Thanks for the second test project! It shows the problem differently and was helpful.
As Harald mentioned, this is a garbage in / garbage out situation. It comes from using images that have arbitrary colors for pixels that have 0 alpha. When the image is sampled for minification (zoomed out), that color data is mixed with neighboring pixels that have alpha > 0 and can be seen. This didn't happen in older versions of Spine because we used to multiply the color by the alpha for each pixel when images were loaded. We can no longer do that now that we have color management because we support blending colors in gamma or linear space. Applying the alpha before the colors are blended would wreck the colors.
A good way to fix this would be to apply color bleeding to your images so that the 0 alpha pixels have color data from the nearest > 0 alpha pixels. Not many image editors support this, if any. Spine's texture packer can do it and we could provide a tool to do it, but I doubt many people want an additional step in their workflow.

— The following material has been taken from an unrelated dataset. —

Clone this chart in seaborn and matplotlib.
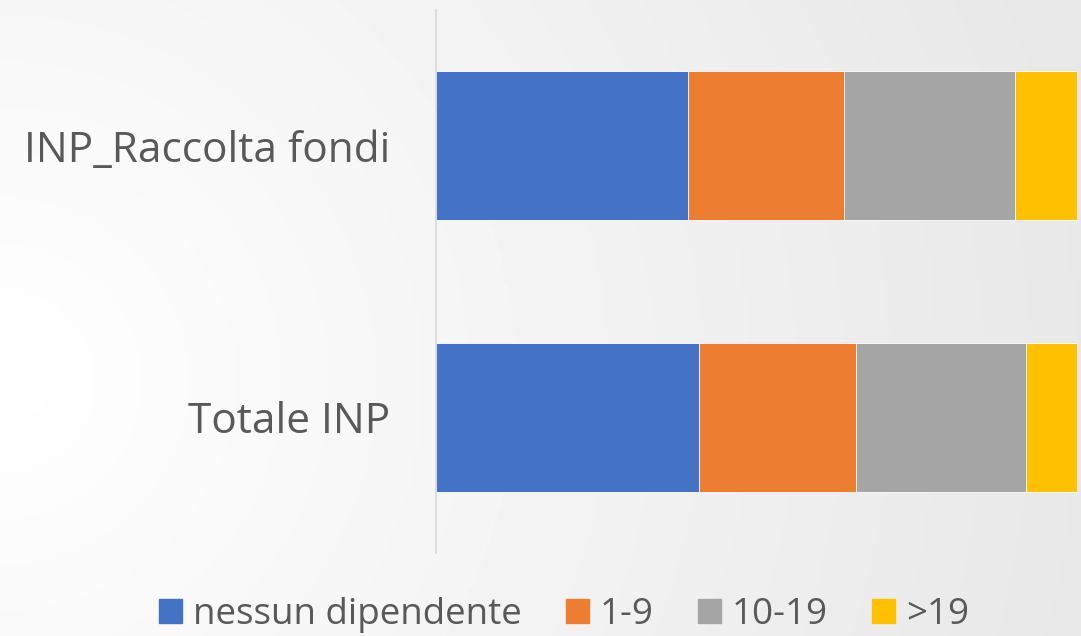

We've got a fix for it in 4.0.43-beta: we apply color bleeding when images are loaded. Doing that slows down image loading slightly, eg spineboy's images takes an extra 16ms for 1px of color bleeding on a moderately powerful laptop. A very large project that uses massive images takes an extra 600ms, which is about the worst case. However, that is for just 1px color bleeding, which fixes OatmealMu's problem. To fix HyperSSam's problem takes 8-10px of color bleeding and that takes 5-6x longer than 1px. That is still fast enough to be acceptable for many projects, but projects with many large images could take 4 seconds longer to load the images.
Given than 1px doesn't add too much to image loading times and fixes the problems for most people, we've made that the default and added a setting to allow choosing 0-16px of color bleeding.